The latest diesel vehicles manufactured in Germany will meet new emissions standards but the majority of diesel cars on German roads are older
The court ruled that Frankfurt must launch a ban from next February of diesel cars that meet Euro-4 emission standards and older standards, and for petrol cars of Euro-1 and 2 standards, while Euro-5 diesels must be banned from next September.
“The driving ban is necessary because all other measures considered by the state will not lead to a significant reduction of nitrogen dioxide emissions in an appropriate time,” said judge Rolf Hartmann. “We need to understand that this is about a threat to our health.”
DUH has argued that banning diesels is the only way for Frankfurt to meet European Union clean air rules which stipulate that nitrogen dioxide pollution should not exceed 40 micrograms per cubic meter of air on average.
Pollution levels have regularly exceeded the limit since 2010, the court heard.
“The long years of Chancellor Angela Merkel’s support for mineral oil-based combustion engine cars and fossil heating systems are coming home to roost now,” Hans-Josef Fell, founder of the Berlin-headquartered Energy Watch Group told Impact4All.
Fell said: “A really successful strategy for clean air cannot be found while still permitting mineral oil based traffic. Software or hardware modification of diesel and gasoline cars cannot clean the air substantially and can also not contribute to carbon emission reduction.”

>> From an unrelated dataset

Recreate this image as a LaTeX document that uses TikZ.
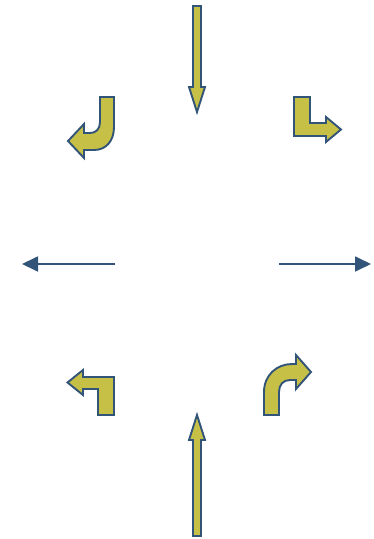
\documentclass[tikz,border=0pt]{standalone}
\usetikzlibrary{arrows.meta}
\definecolor{arrowfill}{RGB}{199,192,70}
\definecolor{edgeblue}{RGB}{50,84,120}
\tikzset{
  turnarrow/.style={draw=edgeblue, fill=arrowfill, line width=1.9pt, line join=miter},
  flatarrow/.style={draw=edgeblue, line width=1.8pt, -{Triangle[length=16pt,width=15pt]}}
}
\begin{document}
\begin{tikzpicture}[x=1pt,y=-1pt]
\useasboundingbox (0,0) rectangle (374,539);
% top straight arrow (down)
\path[turnarrow] (193,6) -- (201,6) -- (201,87) -- (205,87) -- (197,112) -- (189,87) -- (193,87) -- cycle;
% bottom straight arrow (up)
\path[turnarrow] (193,536) -- (201,536) -- (201,440) -- (205,440) -- (197,415) -- (189,440) -- (193,440) -- cycle;
% top-left U-turn style arrow
\path[turnarrow] (100,97) -- (114,97) -- (114,127) .. controls (114,141) and (106,150) .. (94,150) -- (84,150) -- (84,158) -- (68,141) -- (84,124) -- (84,133) -- (90,133) .. controls (96,133) and (100,129) .. (100,122) -- cycle;
% top-right L arrow
\path[turnarrow] (294,97) -- (310,97) -- (310,123) -- (326,123) -- (326,117) -- (341,129.5) -- (326,142) -- (326,136) -- (294,136) -- cycle;
% bottom-left L arrow
\path[turnarrow] (114,415) -- (98,415) -- (98,389) -- (83,389) -- (83,395) -- (67.5,382.5) -- (83,370) -- (83,377) -- (114,377) -- cycle;
% bottom-right curved arrow
\path[turnarrow] (264,415) -- (264,392) .. controls (264,375) and (277,364) .. (292,364) -- (296,364) -- (296,355) -- (311,372) -- (296,389) -- (296,380) -- (290,380) .. controls (283,380) and (279,385) .. (279,392) -- (279,415) -- cycle;
% horizontal arrows
\coordinate (lstart) at (115,264);
\coordinate (lend) at (22,264);
\coordinate (rstart) at (279,264);
\coordinate (rend) at (371,264);
\draw[flatarrow] (lstart) -- (lend);
\draw[flatarrow] (rstart) -- (rend);
\end{tikzpicture}
\end{document}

While Fell welcomed the court’s move, he warned that much more must be done to clean up Germany’s air.
Fell said: “The government must now force the car producers to bring very fast zero emission cars into the market. The best move would be to introduce an emission-free car quota, with fast increasing shares.
“Also necessary is a fast conversation in heating systems, to zero emission heating systems, like solar and wind power-fuelled heat pumps and direct solar heating systems, with seasonal geothermal heat storage.”
The city of Hamburg this year voluntarily blocked diesel models that fail to meet the latest Euro-6 emissions standards from using selected trunk roads. Other cities including Aachen, Duesseldorf and Stuttgart are also considering bans.
Which diesel cars are affected?
From 1 February 2019, diesel engines with Euro 4 engines will no longer be permitted in a zone to be defined. Euro 1 and Euro 2 petrol engines will also be affected. From 1 September, this will also apply to Euro 5 class diesel engines.
How many drivers are affected?
Unless diesel vehicles with Frankfurt license plates have a Euro 6 standard, they will not be allowed to drive through the city. This means only around 48 percent of diesel vehicles will be allowed to drive through the city in the future.
This affects around 73,770 vehicle owners with Euro 1 to 5 diesel cars, as figures from the Federal Motor Transport Authority in 2018 show. Around 42 percent of all registered cars in Frankfurt are diesel. Drivers who come to the city every day as commuters are not yet included.